As I stood there, looking down at the flat tire, the spare tube and rim tools spread about me and thought about all this, I became really glad that I had not listened to this one piece of advice from my good friend. I chuckled as I pulled my little mini-morph out of the front of my handlebar bag and aired up the rear tire to about 75 pounds for the final few miles.

Three little rolling hills later, I arrived at a nice descent, a quick right hand turn and then with the sun blinding me, made my way in front of oncoming traffic. Into the wrong parking lot.

Well, of course.

A quick turnaround, a short hop down the sidewalk and another 50 yards through the correct parking lot, and there I was.

I was done. In 38 hours and 5 minutes, I had completed my first 600k. At 60 years old, I believe I was the oldest of the six who finished. AND THERE WERE A DOZEN DONUTS AT THE FINISH LINE........I'LL TAKE TWO!!!!

A few days later, I checked the results. I emailed Susan to thank her for throwing a great event and letting me come along to play. I looked at the times. I wasn’t the lanterne rouge. And my good friend Mike, though I know he had come in well ahead of me, posted a finish time matching mine. We rode together, and it was important to him that our finish times reflect that.

In the end, I finished. I was now a super randonneur.
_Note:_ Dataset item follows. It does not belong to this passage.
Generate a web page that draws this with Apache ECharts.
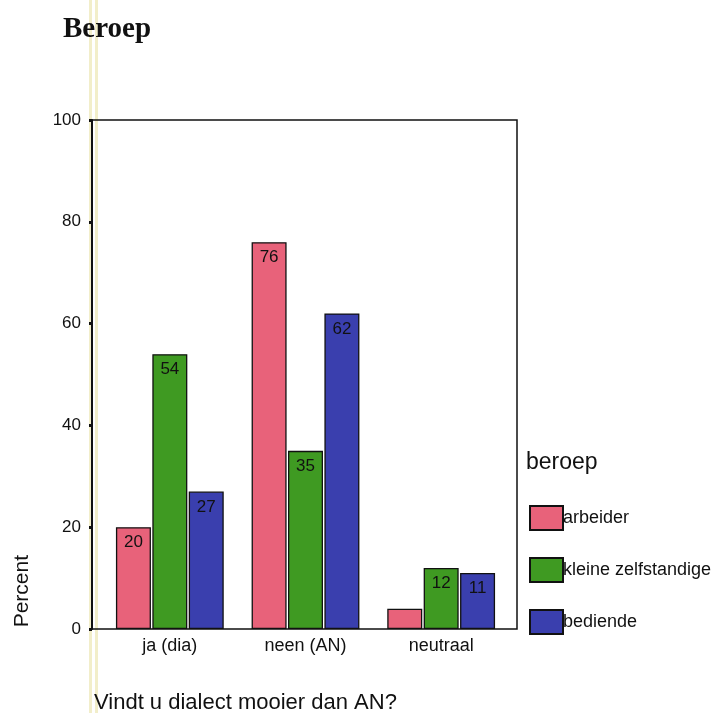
<!DOCTYPE html>
<html lang="nl">
<head>
    <meta charset="utf-8">
    <title>Beroep</title>
    <style>
        html, body {margin: 0; padding: 0; background: #fff;}
        #container {width: 716px; height: 713px;}
    </style>
</head>
<body>
<div id="container"></div>
<script src="https://cdn.jsdelivr.net/npm/echarts@6/dist/echarts.min.js"></script>
<script>
// antwoorden op "Vindt u dialect mooier dan AN?"
var categories = ['ja (dia)', 'neen (AN)', 'neutraal'];
var arbeider = [20, 76, 4];
var kleineZelfstandige = [54, 35, 12];
var bediende = [27, 62, 11];
var yTicks = [0, 20, 40, 60, 80, 100];

var font = 'Arial, "Liberation Sans", sans-serif';

function barSeries(name, data, color) {
    return {
        name: name,
        type: 'bar',
        data: data,
        barWidth: 35,
        barGap: '4%',
        itemStyle: {color: color, borderColor: '#111', borderWidth: 1.3},
        label: {
            show: true,
            position: 'insideTop',
            distance: 7,
            color: '#111',
            fontFamily: font,
            fontSize: 17,
            formatter: function (p) { return p.value < 5 ? '' : p.value; }
        }
    };
}

var myChart = echarts.init(document.getElementById('container'));
var options = {
    backgroundColor: '#fff',
    animation: false,
    title: [
        {
            text: 'Beroep', left: 58, top: 10,
            textStyle: {fontFamily: '"Liberation Serif", "DejaVu Serif", serif', fontWeight: 'bold', fontSize: 29, color: '#111'}
        },
        {
            text: 'beroep', left: 521, top: 446,
            textStyle: {fontFamily: font, fontWeight: 'normal', fontSize: 23, color: '#111'}
        },
        {
            text: 'Vindt u dialect mooier dan AN?', left: 89, top: 687,
            textStyle: {fontFamily: font, fontWeight: 'normal', fontSize: 22, color: '#111'}
        }
    ],
    legend: {
        orient: 'vertical',
        left: 524,
        top: 500,
        itemWidth: 33,
        itemHeight: 24,
        itemGap: 26,
        icon: 'rect',
        textStyle: {fontFamily: font, fontSize: 18, color: '#111', padding: [0, 0, 0, -5]},
        data: ['arbeider', 'kleine zelfstandige', 'bediende']
    },
    graphic: [
        {
            type: 'rect', silent: true, z: -1,
            shape: {x: 89, y: 0, width: 3, height: 713},
            style: {fill: 'rgba(230, 222, 150, 0.5)'}
        },
        {
            type: 'rect', silent: true, z: -1,
            shape: {x: 95, y: 0, width: 3, height: 713},
            style: {fill: 'rgba(230, 222, 150, 0.5)'}
        },
        {
            type: 'text', rotation: Math.PI / 2, left: 12, top: 555,
            style: {text: 'Percent', fontFamily: font, fontSize: 21, fill: '#111'}
        }
    ],
    grid: [
        {left: 102, right: 207, top: 120, bottom: 84},
        {left: 92, right: 199, top: 120, bottom: 84, show: true, borderColor: '#111', borderWidth: 1.5, backgroundColor: 'transparent'}
    ],
    xAxis: [
        {
            type: 'category', gridIndex: 0, data: categories,
            axisLine: {show: false},
            axisTick: {alignWithLabel: true, length: 4, lineStyle: {color: '#111', width: 3}},
            axisLabel: {fontFamily: font, fontSize: 18, color: '#111', margin: 8}
        },
        {type: 'value', gridIndex: 1, show: false}
    ],
    yAxis: [
        {
            type: 'value', gridIndex: 0, min: 0, max: 100, interval: 20,
            offset: 10,
            axisLine: {show: true, lineStyle: {color: '#111', width: 2}},
            axisTick: {show: true, length: 3, lineStyle: {color: '#111', width: 3}},
            splitLine: {show: false},
            axisLabel: {fontFamily: font, fontSize: 17, color: '#111', margin: 11,
                formatter: function (v) { return yTicks.indexOf(v) >= 0 ? v : ''; }}
        },
        {type: 'value', gridIndex: 1, show: false}
    ],
    series: [
        barSeries('arbeider', arbeider, '#e8627a'),
        barSeries('kleine zelfstandige', kleineZelfstandige, '#3f9a22'),
        barSeries('bediende', bediende, '#3a3fae')
    ]
};
myChart.setOption(options);
</script>
</body>
</html>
I’d done the work to get there, and knew as I lay down that night that I would sleep better than I had for several days.

Well, of course I did.


Bob Davis said...

Very Nice Write up Don,I'm glad I read this after meeting you so that the voice in my head was correct and not a made up one. (Your think What is he talking about???) Congratulations on your 600K

Slo Joe said...

When I read what you wrote, I'm glad you are not a man of a few words. :o)

Kudos on what musta been a very tough but rewarding 600K.

Looking forward to a "DEFINITE" 200km ride with you come the summer of 2012. Well...if there ever is a summer in Port O' Land/Sea Tattle.

Ride Long and Prosper....of course you did.